Lauterbach: Vorfälle müssen "sorgfältig geprüft werden"

Gesundheitsminister Karl Lauterbach erklärte zum Fall Sanicum, dass es jetzt darum gehe zu prüfen, ob es sich um "mehr als Einzelfälle" handle. Wenn dem so sei, würde es "die Seriosität der Testzentren und der Teststrategie insgesamt beschädigen". Die Vorfälle müssten "sorgfältig geprüft werden". Schließlich sei der Bund am Ende der Geschädigte, "weil wir das bezahlen".

Zuständig für die Abrechnung der Bürgertests an vielen Sanicum-Teststellen ist die Kassenärztliche Vereinigung Nordrhein. Auf die Frage, was sie seit Oktober unternommen habe, antwortet die KV, dass sie das NRW-Gesundheitsministerium kontaktiert habe, "mit der Bitte um Klärung der Rechts- bzw. Sachlage und etwaiger Sanktionen auf Ebene der zuständigen Landesministerien".
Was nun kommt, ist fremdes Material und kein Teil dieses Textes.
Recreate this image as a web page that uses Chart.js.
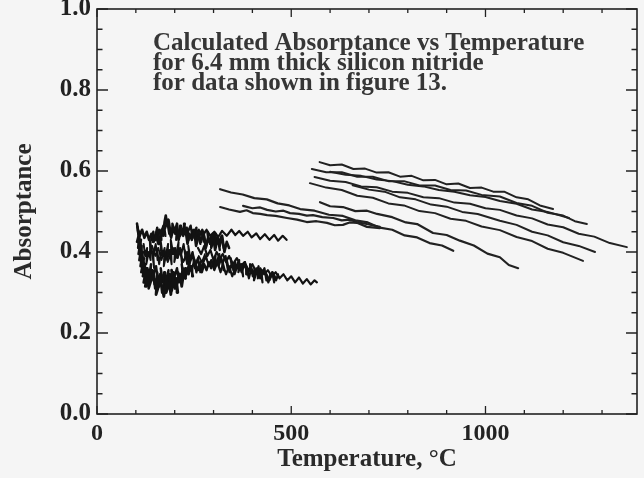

Die Kassenärztlichen Vereinigungen sind einerseits für die Kontrolle der Bürgertests zuständig, gleichzeitig profitieren sie auch von ihnen, da sie von jedem abgerechneten Test 3,5 Prozent als Verwaltungspauschale behalten dürfen.

Das Erzbistum Köln, das bisher einen Kooperationsvertrag mit Sanicum hatte und die Testung an katholischen Privatschulen der Erzdiözese ermöglichte, erklärte gegenüber dem Kölner Stadtanzeiger diese Woche, dass der Kooperationsvertrag mit Sanicum bereits aufgelöst sei, da die Corona-Tests in den Schulen mit den Osterferien enden.